I looked in the car, under the seats, and in the yard where they walk toward their new ramp—a not-so-gentle slope that covers the concrete steps that have been so cruel in recent years.

She wanted her radio moved into the TV room. I looked for the keys. Then, in the living room, I spotted an errant purse hiding on the coat tree and with much trepidation reached inside and grabbed a set of keys with grocery tags attached. Frank and Joe Hardy never felt any greater accomplishment. But the look on her face when I produced them was not relief, but sadness and loss.

We drove to see my uncle—a wiry, thin man whose favorite question to me was always, “How much do you weigh now, Chris?” He always spoke with his teeth together, daring you to decipher him. We walked the wide hallway, led by my bloodhound of a mother, and we found Uncle Johnny sleeping in a wheelchair, the television tuned to a soap opera and Cheerios littering the floor. Like a slumbering chipmunk by the hickory nut tree.

I rubbed his shoulder as his breathing grew heavier. This was a man who used to take me bowling. He would catch minnows and fish with me at our ponds.

He awoke and looked straight up at my father and said, “Robert.” They touched each other, my father sat, and my mother introduced the stranger in the room. He repeated my name, then craned his neck to see me. I turned off the TV.

I awaited the pivotal question, but all he could say was my name. We stayed a few minutes, making one-sided conversation, then made our way to the front again. On the way home my mother asked if we could go to the mall and buy her some new slacks. She told me from the back seat which lane to get in, then which entrance to use.

I parked and rolled down the windows for my father. I know you aren’t supposed to leave little children in the car alone, or pets, but what about 90-year-old men?

I caught up with my mother inside and actually saw a friend I hadn’t seen in 30 years, not counting Facebook. My mother wanted me to say hello to an old classmate, Connie, who worked at this particular store. I didn’t know Connie well during our educational sojourn through the West Virginia education we both endured. She approached my mother from another department, tentative, unsure of what this might entail. Perhaps an irate customer?

“You went to school with my Chris, didn’t you?” my mother said.

“Yes, I did,” Connie said.

“Well, here he is.”

Connie looked up and smiled as my mother spoke of some accomplishment I had achieved. I remembered as a child her pride that I could talk “early.” Instead of just pointing and grunting at the Little Debbie Cakes, I could actually sound out “Oatmeal Cream Pie.”

Connie was kind and humored both my mother and me. Then we parted, finding my father still in the car.

The next morning my mother was concerned because all she could see on TV was cartoons. She needed a box of some sort from the cable company. This led me on a journey into the heart of darkness that is the world of cable, but I was more than willing to risk my life and dignity, facing the slings and arrows of this mysterious world.

I returned with 2 converter boxes to find my father alone, reading the paper in front of a strangely silent TV. I flicked the power button on the remote and found a full slate of channels. There had been an isolated outage in their area.

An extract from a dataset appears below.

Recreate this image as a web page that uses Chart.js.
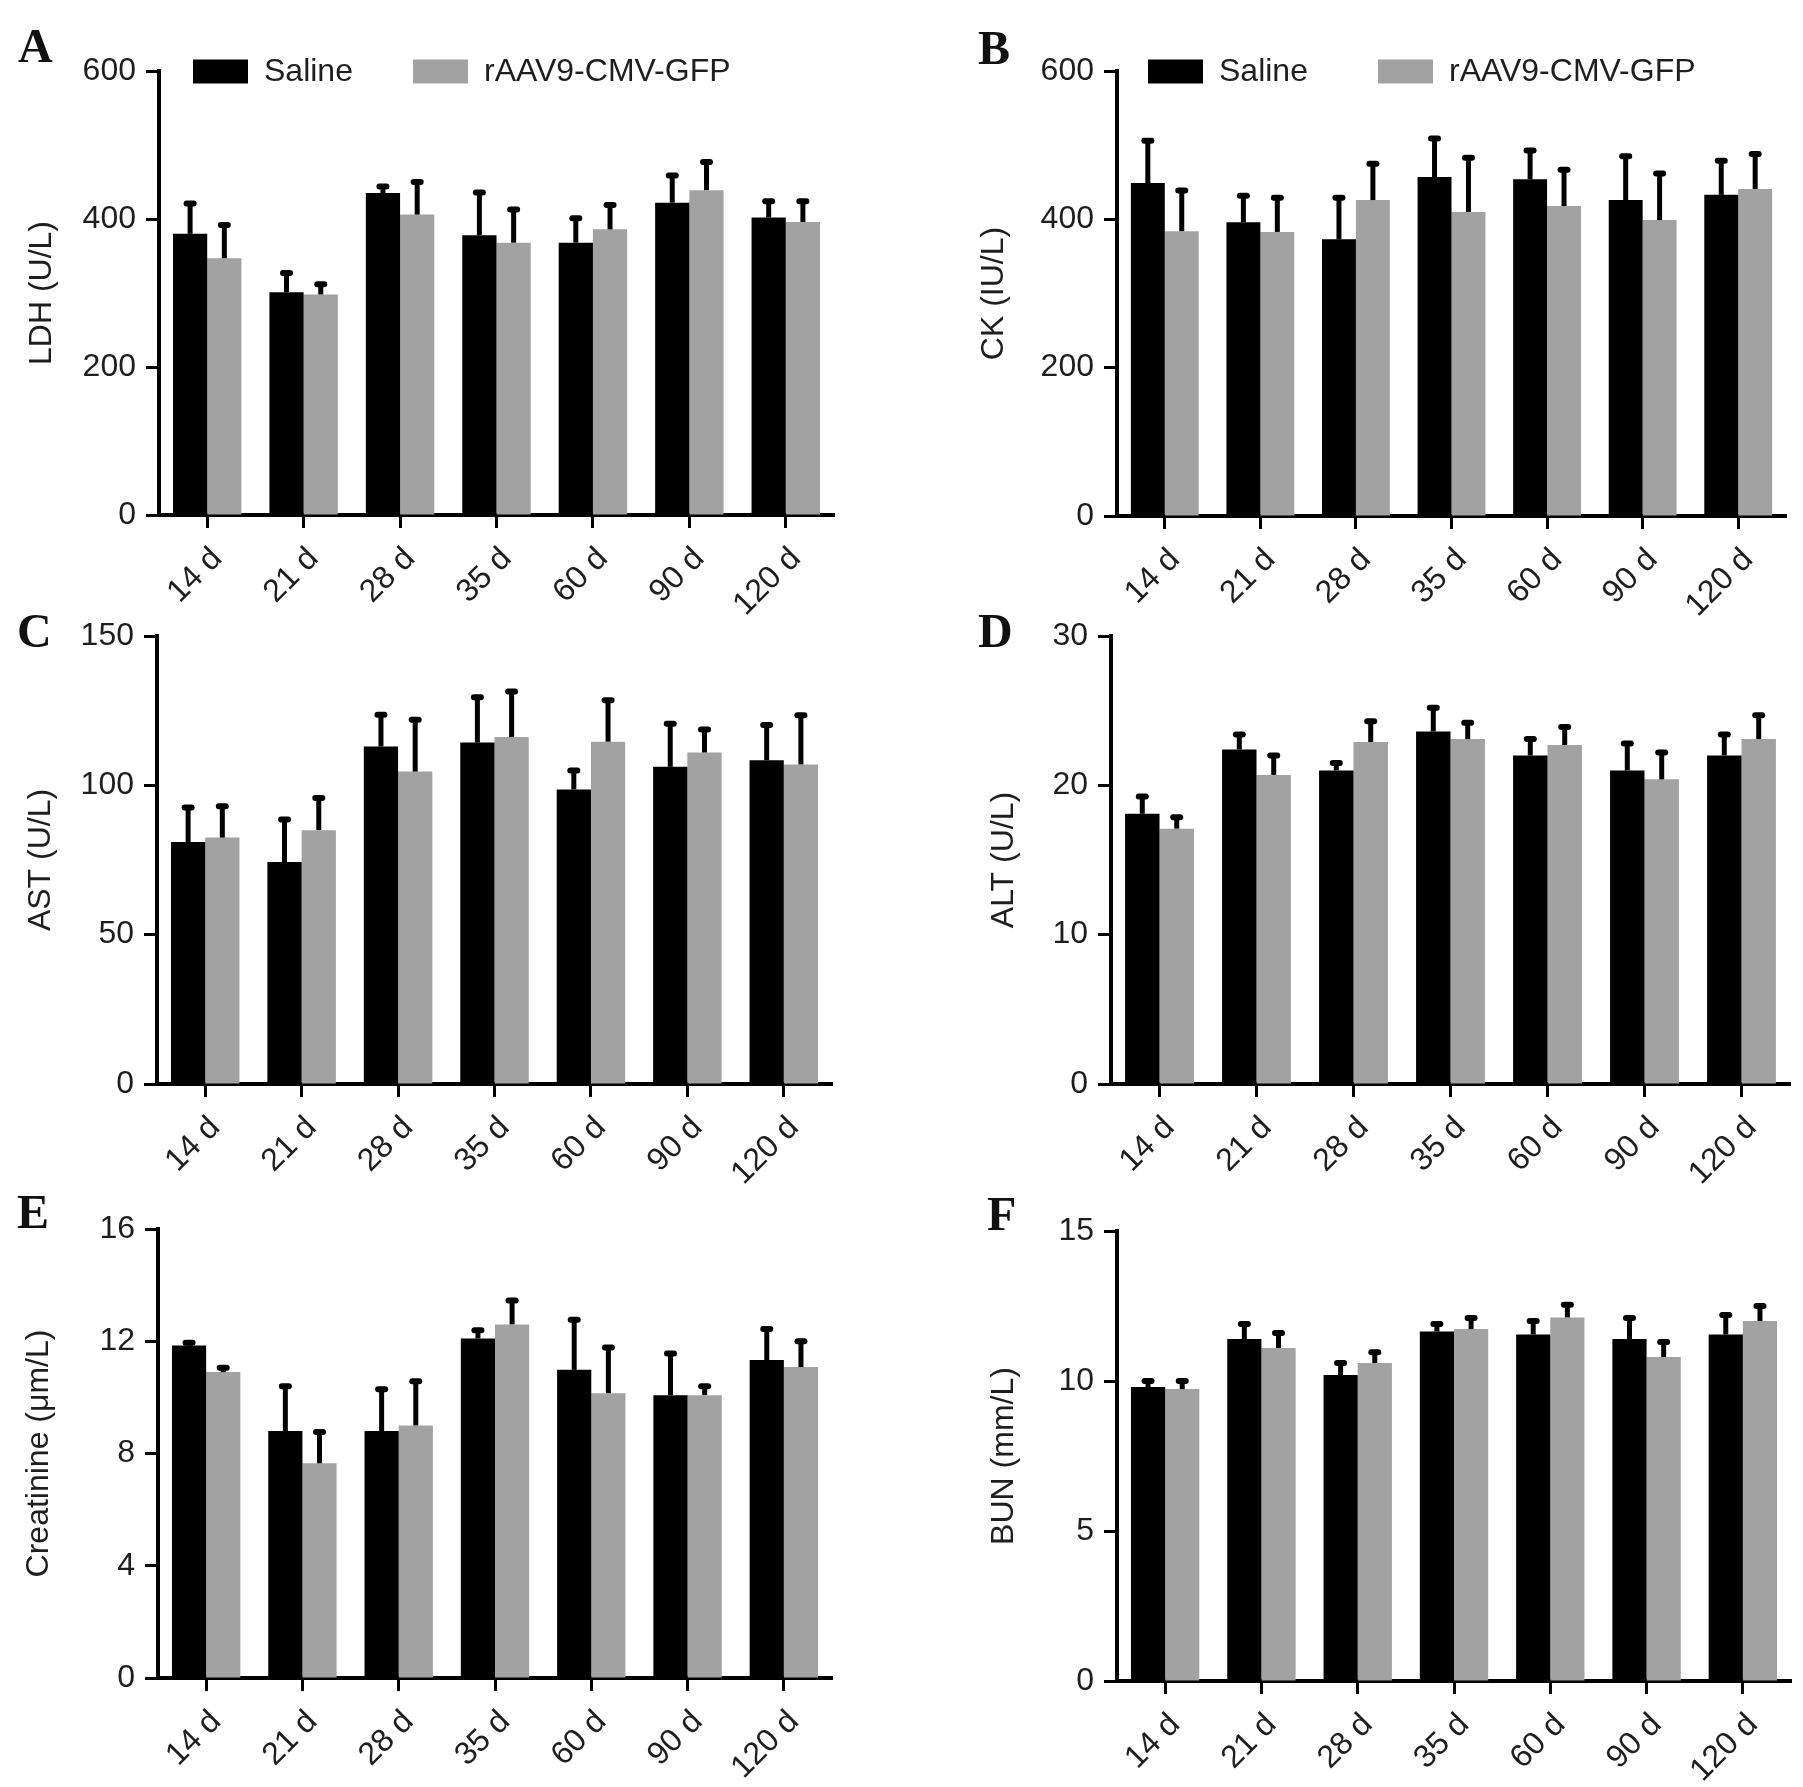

That afternoon we noticed it was getting a little chilly in the house. We discovered the gas was off, which set in motion another equally compelling adventure comparable to “The Lost Key Mystery.” My mother and father, barely ambulatory enough to navigate the new ramp, walked stiff legged toward an undulating field filled with unseen crevices, creeks, and gullies. Carrying a pipe wrench and a screwdriver, they led me to a pipe sticking out of the ground and proceeded to argue what would happen if I “blew the well.”

I will not go into detail here about what happened, but it was my mother’s tenacity in calling the drilling company and getting “Jerry” to drive the 60 miles to the farm that saved our lives from the bitter 45-degree temperatures and the sure explosion that would have followed if I had “blown the well.”

When I finally left them on Saturday night the hot water heater and furnace were working and the gas had returned. Game 3 of the World Series was history and it was time for me to leave. We hugged and kissed at the house on the knoll and as I drove away they flicked the light on and off, a signal I remembered from my youth. I carry that flickering light with me every day.


Valerie Mann said...

What a good story, remindful of the West Virginia roots!

BJ Hoff said...

Love the mountains, love your books.

Karen said...

I am writing in regards to Nov 4th. There was a Messianic Rabbi who called in, his name was Gary. We would like to know if he was from Ohio and if he has an Messianic Congregation. Can you tell me that Mr. Fabry???


Chris Fabry said...

I think our Rabbi friend was from Florida. Sorry.

Rex Chambers said...

I well remember that house, that 'holler', and the gentle kindness of your mother, both to me when we were kids and to my mom in the latter years of her life whenever they ran into each other, usually at 'Sovine's' grocery, when they would swap stories, usually about you and I. Reading the post brought a little smile and a little tear both to my face. Thanks.

Chris Fabry said...

I drove by your old house and the farm beside it early that Friday morning and had a lot of good memories. Thanks for reading about the trip. Happy Thanksgiving.